Kenny: I guess you can say the accumulation of odd past job experiences gave me the skills I need today.
It started when I was in my diploma years. My first job was digitalising physical books for schools, so I learnt simple web page designing. I later graduated in Australia where I was working as a motion graphics editor for four days a week at an architectural firm, so I learnt 3D design from there. On Fridays and weekends, I would work as a floor staff at a skate shop – probably one of my favourite jobs. I got to learn about design trends, customer service, and generally how retail works: how products are distributed, bought, and sold.
Then here’s a fun fact: on alternate weekends, I was a personal assistant for an owner of a dry cleaning company. I lasted there for a good seven or eight years, until I joined Comfort Works.
When I started at Comfort Works, I learnt to be organised and I stepped up my Excel sheet game. Although tedious back then, it was probably one of the most practical and widely applicable skills I gained. I also partnered with a friend to approach businesses. We helped develop promotional video shoots for them.
Among all the skills you mastered, were there any that had you stumped?
Kenny: I’m not a pro when it comes to 3D modelling. Working at that said architectural firm actually gave me exposure to 3D modelling. I would watch my colleagues using 3D programmes and they were kind enough to let me fiddle around with it.
The great thing about the role was the planning of video shoots. I had to incorporate 3D elements into videos so I got to learn how to do 3D composition, which helped me pick up skills like set design, movement, and lighting. This gave me the knowledge to create video and photo shoots for all of Comfort Works’ campaigns for sure.
I only understood the basics of 3D modelling back then. It’s only after I joined Comfort Works that I had to do it on my own. We used to outsource our 3D model creations to a different company.
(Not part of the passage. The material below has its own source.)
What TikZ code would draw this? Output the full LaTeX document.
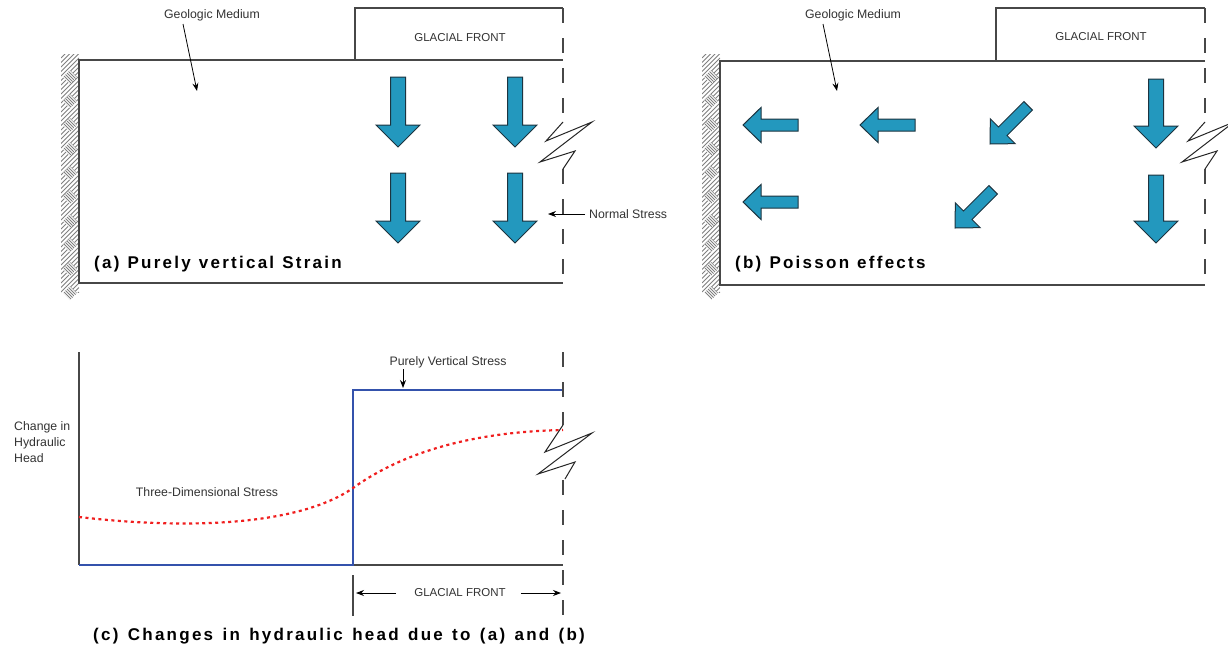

The outcome wasn’t so great, so I taught myself 3D modelling through YouTube and started fixing each one myself. It was not a pleasant job. And, since then, we’ve gotten our own in-house team to set the standards for our 3D models.
It’s almost as if you gained a boy scout badge in each of your previous roles. What “badges” do you think you’ve gained here?
Kenny: I’ve levelled up in my 3D modelling skills, so I’d definitely award that badge to myself.
The other thing I picked up over the years is definitely the “how to run a business” badge, which is probably the greatest experience anyone could gain. I was exposed to subjects like cashflow management, product development, and, most importantly, people management. Being in Comfort Works from the start, staying on for so long definitely gave me that privilege to witness how an organisation is built from the ground up.
There’s a lot more to explore, for sure. I may have become better in a lot of technical skills and have gained more insight on business strategy. But, leading a department with 3 sub-units and coaching every individual team member is something I’m trying to juggle each day.
What challenges are you facing now, adapting to the scale-up stage that Comfort Works is in?
Kenny: Scaling up the business also means expanding the team. There’s so much more to work on in order to stay on top of the game and to keep innovating.
You have to see new ways of working when you grow from a four-person team to now a 60-person company. What worked before may not work now.
So I ask myself, “How can I do things differently?” The organisation has definitely gotten more complex in structure with bigger departments and more cross-functional teams. These days, what keeps me on my toes is really building the dream team. The challenge is definitely hiring the right people and learning the ropes of a people manager for my team to be successful.
What aspects of design that you find most fulfilling, after experiencing almost all of them over the course of your entire career? Do you think you’ve found your voice in design?
Kenny: Being multifaceted has always been my nature. So, I can’t really name one.
I don’t think I’ll ever stop experimenting, really. My background in multimedia design has led me to appreciate every aspect of it; merging different disciplines even. I would call myself a multi-disciplinary designer – a product-related one who’s into manufacturing and prototyping.
What’s one thing your younger self would have done differently 9 years ago?
Kenny: Wow, I never really thought of that. I guess I would probably tell my younger self to try more things than I already have.
I’ve had a go at all kinds of roles. But, to me, it’s never really enough. I’m always looking out to see how I can push the boundaries even more. That said, travel. I definitely would have travelled much more – going beyond physical boundaries to learn.